The NLRB concluded that Tecnocap committed an unfair labor practice based on communications with employees about the impasse and lockout. The ALJ pointed to Tecnocap’s three bulletin board notices in the days leading up to the lockout and to the assistance human resources director provided to the six members who resigned from the GMP and were then rehired as temporary employees.

Substantial evidence does not support the conclusion that Tecnocap engaged in impermissible direct dealing. To the extent the notices mentioned the on-going CBA negotiations, they did so in a straightforward manner expressing the company’s position without directly or indirectly soliciting employee action. And directing employees to Tecnocap’s human resources department to discuss questions concerning their employment or to apply for a position with the company is not dispositive of direct dealing. The petition for review is granted and the NLRB’s request to enforce its order adopting the ALJ’s findings and conclusions as to direct dealing is denied.


The ALJ concluded—and the NLRB agreed—that Tecnocap violated the NLRA “by telling employees that [it would] only lockout union members,” thereby “discouraging membership in the Union” and “impliedly solicit[ing]” GMP members’ “resignations from the Union.” In addition, the ALJ and the NLRB concluded that Tecnocap violated the NLRA “by locking out unit employees who [were] members of the Union while permitting unit employees who [were] not members of the Union to continue working.”

Tecnocap asserts that the ALJ should not have concluded that its lockout of union members discouraged union membership or that it exhibited antiunion motive by locking out union members and rehiring as temporary replacements the employees who voluntarily resigned from the GMP. The court disagrees. Substantial evidence supports the ALJ’s determination—adopted by the NLRB—that Tecnocap’s decision to lock out only union members while allowing nonunion members to be rehired violated the NLRA under the narrow circumstances of this case. Accordingly, the petition for review is denied and an enforcement order as to both determinations is granted.

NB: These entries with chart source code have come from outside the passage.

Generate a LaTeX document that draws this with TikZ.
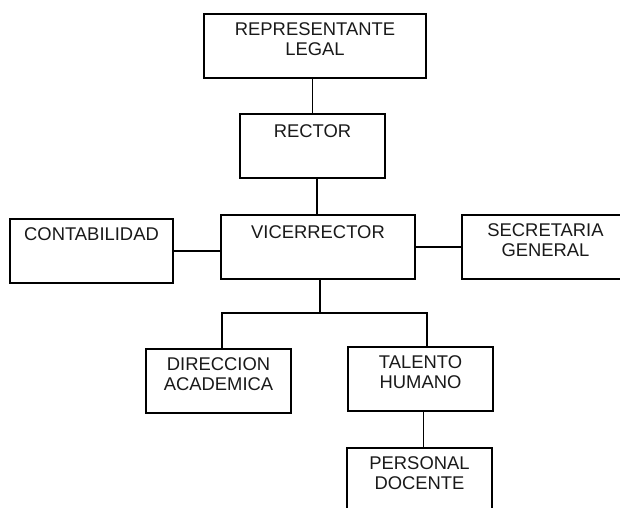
\documentclass[tikz,border=0pt]{standalone}
\usepackage{fontspec}
\setmainfont{Liberation Sans}
\usepackage{tikz}
\usetikzlibrary{calc, positioning}
\tikzstyle{unit} = [rectangle, draw=black, line width=1.3pt, inner xsep=0pt, inner ysep=8pt, text height=13pt, text depth=35pt, align=center, text=black!90, font=\fontsize{18.4pt}{20.5pt}\selectfont]
\tikzstyle{link} = [line width=1.3pt, draw=black]

\begin{document}
\begin{tikzpicture}[x=1pt, y=-1pt]
			\useasboundingbox (0,0) rectangle (620,507);
			\clip (0,0) rectangle (620,507);
			\node (rep) [unit, text width=222pt] at (315,46) {REPRESENTANTE\\LEGAL};
			\node (rector) [unit, text width=145pt, inner ysep=10pt, text depth=31pt] at (312.5,146) {RECTOR};
			\node (vice) [unit, text width=194pt, inner ysep=10pt, text depth=31pt] at (318,247) {VICERRECTOR};
			\node (contab) [unit, text width=163pt] at (91.5,251) {CONTABILIDAD};
			\node (sec) [unit, text width=167pt] at (545.5,247) {SECRETARIA\\GENERAL};
			\node (dir) [unit, text width=145pt] at (218.5,381) {DIRECCION\\ACADEMICA};
			\node (talento) [unit, text width=145pt] at (420.5,379) {TALENTO\\HUMANO};
			\node (personal) [unit, text width=145pt] at (419.5,480) {PERSONAL\\DOCENTE};
			\coordinate (split) at (320,313);

			%lines
			\draw [link] (rector.north) -- (rector.north |- rep.south);
			\draw [link] ([xshift=-1pt]vice.north) -- ([xshift=-1pt]vice.north |- rector.south);
			\draw [link] (contab.east) -- (contab.east -| vice.west);
			\draw [link] (vice.east) -- (sec.west);
			\draw [link] ([xshift=2pt]vice.south) -- (split);
			\draw [link] ([xshift=3.5pt]dir.north) |- (split) -| ([xshift=6.5pt]talento.north);
			\draw [link] ([xshift=4pt]personal.north) -- ([xshift=4pt]personal.north |- talento.south);

		\end{tikzpicture}
\end{document}
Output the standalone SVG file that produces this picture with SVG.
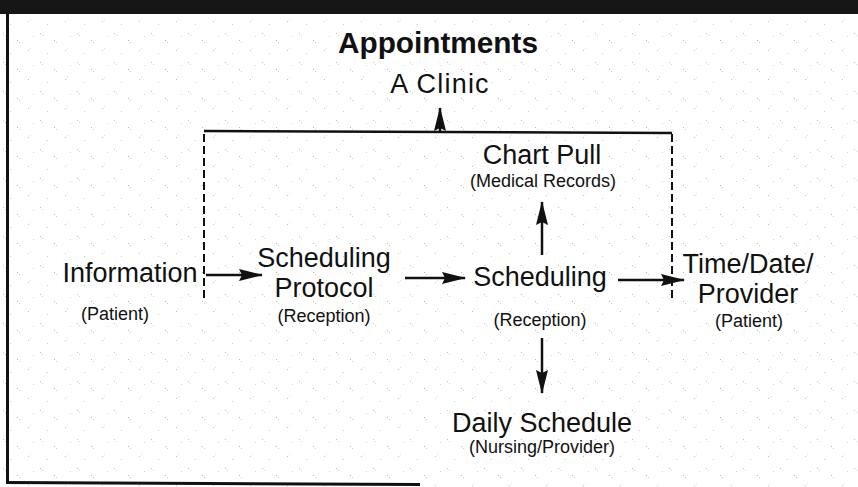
<svg xmlns="http://www.w3.org/2000/svg" width="858" height="487" viewBox="0 0 858 487">
<defs>
<style>
.t{font-family:"Liberation Sans",Arial,Helvetica,sans-serif;fill:#111;text-anchor:middle}
.big{font-size:27px}
.title{font-size:30px;font-weight:bold}
.sub{font-size:18px}
.ln{stroke:#111;stroke-width:2.5;fill:none}
.dash{stroke:#111;stroke-width:2;fill:none;stroke-dasharray:8 4}
</style>
<marker id="ah" viewBox="0 0 24 14" refX="23" refY="7" markerWidth="24" markerHeight="14" markerUnits="userSpaceOnUse" orient="auto">
<path d="M0,1 L24,7 L0,13 L3,7 Z" fill="#111"/>
</marker>
<pattern id="speck" width="37" height="29" patternUnits="userSpaceOnUse">
<rect x="3" y="4" width="1" height="1" fill="#999"/>
<rect x="5" y="6" width="1" height="1" fill="#bbb"/>
<rect x="17" y="11" width="1" height="1" fill="#888"/>
<rect x="19" y="13" width="1" height="1" fill="#aaa"/>
<rect x="28" y="21" width="1" height="1" fill="#999"/>
<rect x="30" y="19" width="1" height="1" fill="#ccc"/>
<rect x="10" y="24" width="1" height="1" fill="#aaa"/>
<rect x="33" y="7" width="1" height="1" fill="#bbb"/>
</pattern>
</defs>
<rect width="858" height="487" fill="#fff"/>
<rect width="858" height="487" fill="url(#speck)" opacity="0.6"/>
<rect x="0" y="0" width="858" height="14" fill="#161616"/>
<line x1="7.5" y1="14" x2="7.5" y2="484" stroke="#111" stroke-width="3"/>
<line x1="6" y1="482.5" x2="420" y2="484.5" stroke="#111" stroke-width="3"/>

<g id="title">
<text class="t title" x="438" y="53" textLength="200" lengthAdjust="spacingAndGlyphs">Appointments</text>
<text class="t big" x="440" y="93" letter-spacing="1.2">A Clinic</text>
</g>
<g id="information">
<text class="t big" x="130" y="282">Information</text>
<text class="t sub" x="115" y="320">(Patient)</text>
</g>
<g id="protocol">
<text class="t big" x="324" y="267">Scheduling</text>
<text class="t big" x="324" y="297">Protocol</text>
<text class="t sub" x="324" y="322">(Reception)</text>
</g>
<g id="scheduling">
<text class="t big" x="540" y="286">Scheduling</text>
<text class="t sub" x="540" y="326">(Reception)</text>
</g>
<g id="chartpull">
<text class="t big" x="542" y="164">Chart Pull</text>
<text class="t sub" x="543" y="187">(Medical Records)</text>
</g>
<g id="timedate">
<text class="t big" x="748" y="273">Time/Date/</text>
<text class="t big" x="748" y="303">Provider</text>
<text class="t sub" x="749" y="327">(Patient)</text>
</g>
<g id="daily">
<text class="t big" x="542" y="432">Daily Schedule</text>
<text class="t sub" x="542" y="453">(Nursing/Provider)</text>
</g>

<g id="connectors">
<path class="dash" d="M204,298 L204,131"/>
<path class="dash" d="M672,298 L672,133"/>
<path class="ln" d="M204,131 L672,133" stroke-width="2"/>
<path class="ln" d="M440,131 L440,108" marker-end="url(#ah)"/>
<path class="ln" d="M206,275 L262,275" marker-end="url(#ah)"/>
<path class="ln" d="M405,278 L465,278" marker-end="url(#ah)"/>
<path class="ln" d="M618,280 L684,280" marker-end="url(#ah)"/>
<path class="ln" d="M542,255 L542,202" marker-end="url(#ah)"/>
<path class="ln" d="M542,338 L542,393" marker-end="url(#ah)"/>
</g>
</svg>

This conclusion, however, is limited to this court’s application of the deferential standard of review to the NLRB’s determinations about the specific facts before it. Most notably, this case does not call for this court to consider any broader issue, such as whether it per se violates sections 8(a)(1) or (3) to lock out union members while allowing nonunion employees performing the same work to remain employed, or to rehire individuals who resign from a union while locking out union members.

Petition for review granted in part and denied in part, cross-application for enforcement granted in part and denied in part and remanded.

Tecnocap LLC v. National Labor Relations Board, Case Nos. 19-2109, 19-2191, June 17, 2021. 4th Cir. (Agee), from National Labor Relations Board. Bradley K. Shafer for Petitioner/Cross-Respondent. Peter B. Robb, Alice B. Stock, Meredith Jason, David Habenstreit, Julie Brock Broido and Milakshmi V. Rajapakse for Respondent/Cross-Petitioner. Maneesh Sharma for Intervenor. VLW 021-2-207. 37 pp.